Captain Brusilov and the ill-fated St. Anna.

Georgy Lvovich Brusilov (Russian: Георгий Львович Брусилов) or Hryhoriy Brusylov(1884 in Mykolayiv - 1914?) was a Ukrainian naval officer of the Imperial Russian Navy and an Arctic explorer. His father, Levko Brusylov, had been a naval officer as well.

In 1910-1911, Georgy Brusilov participated in a hydrographic expedition on icebreakers Taymyr and Vaygach, visiting the Chukchi Sea and East Siberian Sea.

In 1912, Brusilov led an expedition on brig St.Anna, which aimed to travel from the Atlantic Ocean to the Pacific by the Northern Sea Route. One of the members of the expedition was a 22-year-old nurse, Yerminia Zhdanko, daughter of a general who had been a hero in the Russo-Japanese War. She was the second Russian woman to go to the Arctic.

By mid-September, Captain Brusilov's expedition had reached the Kara Sea through the Yugorsky Shar Strait, but soon became icebound near the western shores of the Yamal Peninsula and was drifting helplessly towards the north. Brusilov wintered in the hope of seeing his ship freed in the following year's thaw.
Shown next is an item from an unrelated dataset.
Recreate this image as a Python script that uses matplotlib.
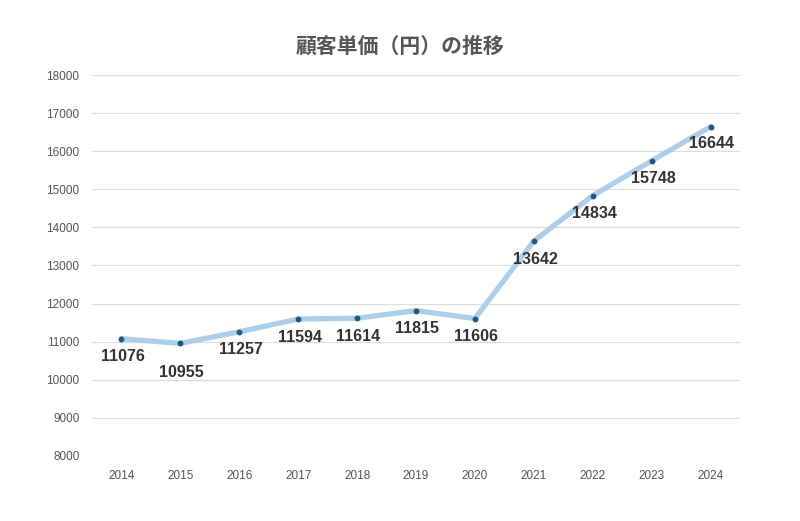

However, the summer of 1913 came and the St. Anna remained locked in sea ice. It had now drifted far north with the pack ice, leaving the Kara Sea and entering the Arctic Ocean. Captain Brusilov became ill and was bedridden for months. Many members of the St. Anna's crew succumbed to scurvy.

In the spring of 1914, some members of the St.Anna's crew, led by Captain Brusilov's lieutenant, Valerian Albanov, abandoned the ship and decided to walk south over the drifting ice. The only two survivors - navigator Valerian Albanov and sailor Alexander Konrad - managed to reach Cape Flora in Franz Joseph Land. There they were rescued by the expedition of Georgy Sedov on the St.Foka ship.

The almost impossible task of searching for Brusilov (as well as for similarly disappeared geologist Vladimir Rusanov from another expedition), was entrusted to Otto Sverdrup with the ship Eklips in 1914-15. His efforts, however, were unsuccessful and the fate of the Brusilov expedition is still unknown.